First, let me express my sincere gratitude to all of you who have stopped by to visit.
I’d be lying like a rug if I didn’t say I was a tad worried when I learned this story featuring yours truly was due to run in today’s New York Times. As in, I haven’t slept all that well in the past few days. Nervous? Hell, YES! How often do you discuss your private parts (and life) with, well, the whole world? Acknowledge what has quietly tormented you …
That noise you just heard. That was me breathing a huge sigh of relief.
I’m overwhelmed by the kindness and friendship you’ve shared here. I’m equally touched by the genuine interest and willingness to learn more about infertility and its long reach. There are so many comments coming in — not to mention emails that aren’t visible here — that I hardly know where to begin. It’s going to take me some time to catch up and respond. While I absorb and think, I encourage you to take a look at the reporting work of Karen Barrow …
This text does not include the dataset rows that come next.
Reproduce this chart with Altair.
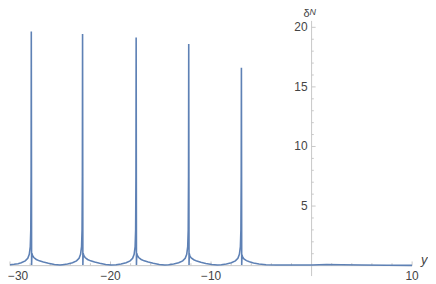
import altair as alt
import pandas as pd

# curve points (x, delta_N)
X = [-30, -29.6, -29.2, -28.88, -28.48, -28.23, -28.08, -27.98, -27.93, -27.90, -27.88,
     -27.85, -27.82, -27.76, -27.63, -27.38, -27.08, -26.68, -26.18, -25.58, -25.03,
     -24.78, -24.28, -23.78, -23.38, -23.13, -22.98, -22.88, -22.83, -22.80, -22.78,
     -22.75, -22.72, -22.66, -22.53, -22.28, -21.98, -21.58, -21.08, -20.48, -19.93,
     -19.45, -18.95, -18.45, -18.05, -17.8, -17.65, -17.55, -17.5, -17.47, -17.45,
     -17.42, -17.39, -17.33, -17.2, -16.95, -16.65, -16.25, -15.75, -15.15, -14.6,
     -14.22, -13.72, -13.22, -12.82, -12.57, -12.42, -12.32, -12.27, -12.24, -12.22,
     -12.19, -12.16, -12.10, -11.97, -11.72, -11.42, -11.02, -10.52, -9.92, -9.37,
     -8.98, -8.48, -7.98, -7.58, -7.33, -7.18, -7.08, -7.03, -7.0, -6.98,
     -6.95, -6.92, -6.86, -6.73, -6.48, -6.18, -5.78, -5.23, -4.53, -3.53,
     -2.0, 0.0, 1.5, 3.0, 5.0, 7.5, 10.0]
Y = [0.08, 0.11, 0.16, 0.24, 0.4, 0.62, 0.95, 1.6, 3.0, 7.5, 19.65,
     0.05, 1.05, 0.85, 0.68, 0.52, 0.4, 0.3, 0.2, 0.1, 0.05,
     0.08, 0.14, 0.24, 0.4, 0.62, 0.95, 1.6, 3.0, 7.5, 19.45,
     0.05, 1.05, 0.85, 0.68, 0.52, 0.4, 0.3, 0.2, 0.1, 0.05,
     0.08, 0.14, 0.24, 0.4, 0.62, 0.95, 1.6, 3.0, 7.5, 19.15,
     0.05, 1.05, 0.85, 0.68, 0.52, 0.4, 0.3, 0.2, 0.1, 0.05,
     0.08, 0.14, 0.24, 0.4, 0.62, 0.95, 1.6, 3.0, 7.5, 18.6,
     0.05, 1.0, 0.8, 0.64, 0.5, 0.38, 0.28, 0.18, 0.1, 0.05,
     0.08, 0.14, 0.24, 0.4, 0.62, 0.95, 1.6, 3.0, 7.5, 16.6,
     0.05, 0.9, 0.72, 0.56, 0.42, 0.32, 0.22, 0.14, 0.08, 0.05,
     0.05, 0.06, 0.09, 0.08, 0.05, 0.03, 0.02]

X_TICKS = [-30, -20, -10, 10]
X_TICK_LABELS = ["\u221230", "\u221220", "\u221210", "10"]
X_MINOR = [-28, -26, -24, -22, -18, -16, -14, -12, -8, -6, -4, -2, 2, 4, 6, 8]
Y_TICKS = [5, 10, 15, 20]
Y_TICK_LABELS = ["5", "10", "15", "20"]
Y_MINOR = [1, 2, 3, 4, 6, 7, 8, 9, 11, 12, 13, 14, 16, 17, 18, 19]

XDOM = [-30, 10]
YDOM = [-0.875, 20.54]

curve = pd.DataFrame({"x": X, "y": Y})
xs = alt.Scale(domain=XDOM, nice=False, zero=False)
ys = alt.Scale(domain=YDOM, nice=False, zero=False)
AXC = "#c8c8c8"
TXC = "#444444"
FONT = "Liberation Sans"


def X_(f):
    return alt.X(f, type="quantitative", scale=xs, axis=None)


def Y_(f):
    return alt.Y(f, type="quantitative", scale=ys, axis=None)


xaxis = alt.Chart(pd.DataFrame({"a": [XDOM[0]], "b": [XDOM[1]], "y": [0.0]})).mark_rule(
    color=AXC, strokeWidth=1).encode(x=X_("a"), x2="b:Q", y=Y_("y"))
yaxis = alt.Chart(pd.DataFrame({"a": [YDOM[0]], "b": [YDOM[1]], "x": [0.0]})).mark_rule(
    color=AXC, strokeWidth=1).encode(y=Y_("a"), y2="b:Q", x=X_("x"))

ytick_df = pd.DataFrame({"v": Y_TICKS, "lab": Y_TICK_LABELS})
yminor_df = pd.DataFrame({"v": Y_MINOR})
xtick_df = pd.DataFrame({"v": X_TICKS, "lab": X_TICK_LABELS})
xminor_df = pd.DataFrame({"v": X_MINOR})

ymaj = alt.Chart(ytick_df).mark_rule(color=AXC).transform_calculate(
    a="0", b="0.4").encode(y=Y_("v"), x=X_("a"), x2="b:Q")
ymin = alt.Chart(yminor_df).mark_rule(color=AXC).transform_calculate(
    a="0", b="0.22").encode(y=Y_("v"), x=X_("a"), x2="b:Q")
xmaj = alt.Chart(xtick_df).mark_rule(color=AXC).transform_calculate(
    a="0", b="0.35").encode(x=X_("v"), y=Y_("a"), y2="b:Q")
xmin = alt.Chart(xminor_df).mark_rule(color=AXC).transform_calculate(
    a="0", b="0.2").encode(x=X_("v"), y=Y_("a"), y2="b:Q")

ylab = alt.Chart(ytick_df).mark_text(
    align="right", baseline="middle", dx=-4, dy=0, fontSize=12, font=FONT, color=TXC
).transform_calculate(a="0").encode(y=Y_("v"), x=X_("a"), text="lab:N")
xlab_mid = alt.Chart(xtick_df.iloc[1:].reset_index(drop=True)).mark_text(
    align="center", baseline="middle", dy=10, fontSize=12, font=FONT, color=TXC
).transform_calculate(a="0").encode(x=X_("v"), y=Y_("a"), text="lab:N")
xlab_first = alt.Chart(xtick_df.iloc[:1].reset_index(drop=True)).mark_text(
    align="left", baseline="middle", dx=-2, dy=10, fontSize=12, font=FONT, color=TXC
).transform_calculate(a="0").encode(x=X_("v"), y=Y_("a"), text="lab:N")

line = alt.Chart(curve).mark_line(color="#5E81B5", strokeWidth=1.6, clip=True).encode(
    x=X_("x"), y=Y_("y"))

lab_df = pd.DataFrame({"t": ["\u03b4"], "x": [0.0], "y": [YDOM[1]]})
delta = alt.Chart(lab_df).mark_text(
    align="center", baseline="alphabetic", dx=-5, dy=-3.5, fontSize=11, font=FONT, color=TXC
).encode(x=X_("x"), y=Y_("y"), text="t:N")
sup_df = pd.DataFrame({"t": ["N"], "x": [0.0], "y": [YDOM[1]]})
sup = alt.Chart(sup_df).mark_text(
    align="left", baseline="alphabetic", dx=-2, dy=-6, fontSize=9, fontStyle="italic",
    font=FONT, color=TXC).encode(x=X_("x"), y=Y_("y"), text="t:N")
yl_df = pd.DataFrame({"t": ["y"], "x": [XDOM[1]], "y": [0.0]})
ylabel = alt.Chart(yl_df).mark_text(
    align="left", baseline="alphabetic", dx=9, dy=-1.5, fontSize=13, fontStyle="italic",
    font=FONT, color=TXC).encode(x=X_("x"), y=Y_("y"), text="t:N")

chart = alt.layer(
    xaxis, yaxis, ymin, ymaj, xmin, xmaj, ylab, xlab_mid, xlab_first, line, delta, sup, ylabel
).properties(
    width=405, height=257,
    padding={"left": 2, "top": 12, "right": 16, "bottom": 6},
    autosize=alt.AutoSizeParams(type="none"),
).configure_view(stroke=None)

chart.save("out.html", embed_options={"renderer": "svg", "actions": False})
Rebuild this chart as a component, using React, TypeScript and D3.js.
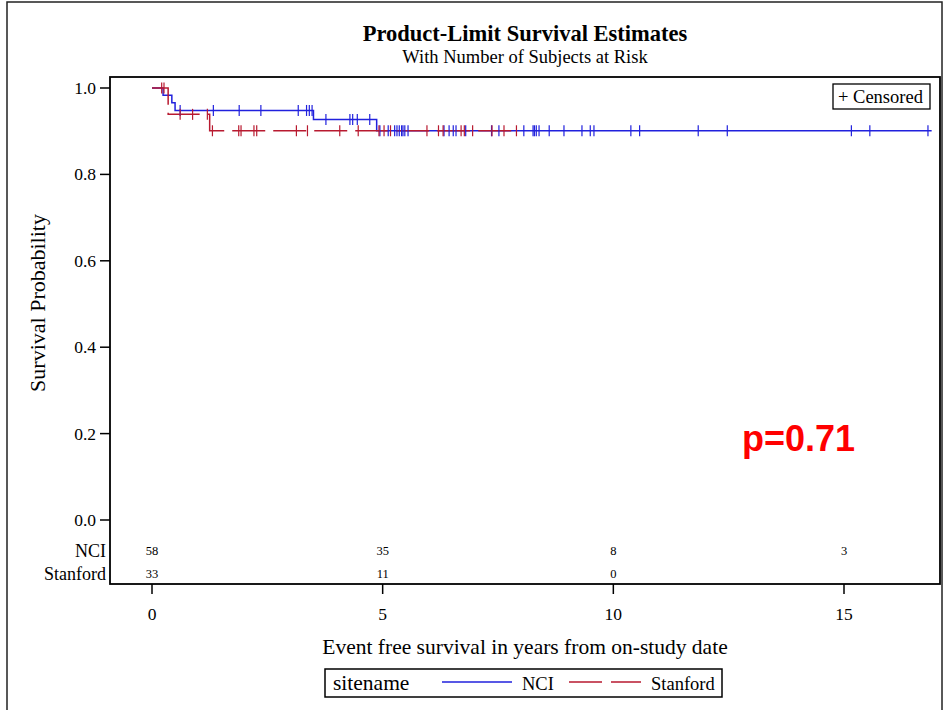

Just as infertility has many faces, my story is not the only one shared. You can hear a variety of viewpoints and outcomes here. Even more eye-opening are the comments that are going up Warning: the gloves are off and there is some serious bashing taking place.
While I’m not surprised at some of the fiery responses on the NYT site (as Tara Parker-Pope points out we infertiles are accustomed to it — my skin has toughened up considerably in recent years and its not just due to age or sun exposure) I still but marvel at how and why the “I” word can be capable of generating such free-wheeling vitriol.
What is so offensive about being infertile and wanting to conceive a child? Is it because it’s easier to attack than to try to understand? Is it more satisfying to condemn than to think about how it might feel to experience firsthand? I’m not sure.
What I do know is that our decision to go public was driven by a desire to elevate the dialogue.